- _CHALLENGE_: Begin with the first line and repeat exactly through the line containing "var values = [33, 28, 16, 13, 10];"; leave every image out.
▬▬▬▬▬▬▬▬▬▬
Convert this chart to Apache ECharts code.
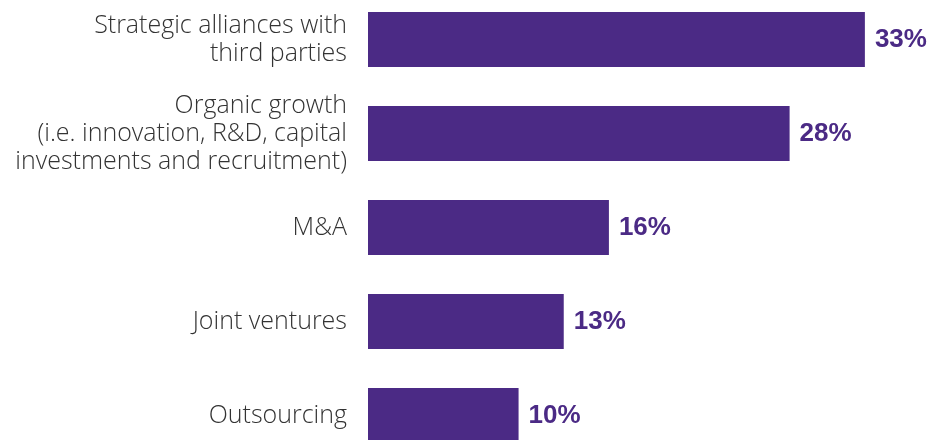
<!DOCTYPE html>
<html>
<head>
<meta charset="utf-8">
<script src="https://cdn.jsdelivr.net/npm/echarts@6/dist/echarts.min.js"></script>
<style>html,body{margin:0;padding:0;background:#fff}#c{width:945px;height:440px}</style>
</head>
<body>
<div id="c"></div>
<script>
var categories = [
  "Strategic alliances with\nthird parties",
  "Organic growth\n(i.e. innovation, R&D, capital\ninvestments and recruitment)",
  "M&A",
  "Joint ventures",
  "Outsourcing"
];
var values = [33, 28, 16, 13, 10];

var chart = echarts.init(document.getElementById('c'), null, {renderer: 'canvas'});
chart.setOption({
  animation: false,
  grid: {left: 368, width: 527, top: -7.5, height: 470, outerBoundsMode: 'none', containLabel: false},
  xAxis: {type: 'value', min: 0, max: 35, show: false},
  yAxis: {
    type: 'category', data: categories, inverse: true,
    axisLine: {show: false}, axisTick: {show: false}, splitLine: {show: false},
    axisLabel: {
      margin: 21, align: 'right',
      fontFamily: 'Open Sans', fontWeight: 300, fontSize: 25, lineHeight: 28, color: '#333333'
    }
  },
  series: [{
    type: 'bar', data: values, barWidth: 55,
    itemStyle: {color: '#4b2a85'},
    label: {
      show: true, position: 'right', distance: 10,
      formatter: '{c}%',
      fontFamily: 'Liberation Sans', fontWeight: 'bold', fontSize: 26, color: '#4b2a85'
    }
  }]
});
</script>
</body>
</html>
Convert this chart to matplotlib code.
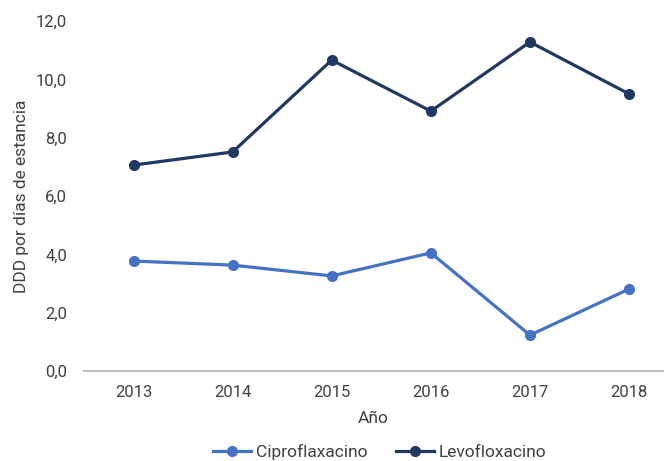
▬▬▬▬▬▬▬▬▬▬
- _FINAL ANSWER_:
Convert this chart to Apache ECharts code.
<!DOCTYPE html>
<html>
<head>
<meta charset="utf-8">
<script src="https://cdn.jsdelivr.net/npm/echarts@6/dist/echarts.min.js"></script>
<style>html,body{margin:0;padding:0;background:#fff}#c{width:945px;height:440px}</style>
</head>
<body>
<div id="c"></div>
<script>
var categories = [
  "Strategic alliances with\nthird parties",
  "Organic growth\n(i.e. innovation, R&D, capital\ninvestments and recruitment)",
  "M&A",
  "Joint ventures",
  "Outsourcing"
];
var values = [33, 28, 16, 13, 10];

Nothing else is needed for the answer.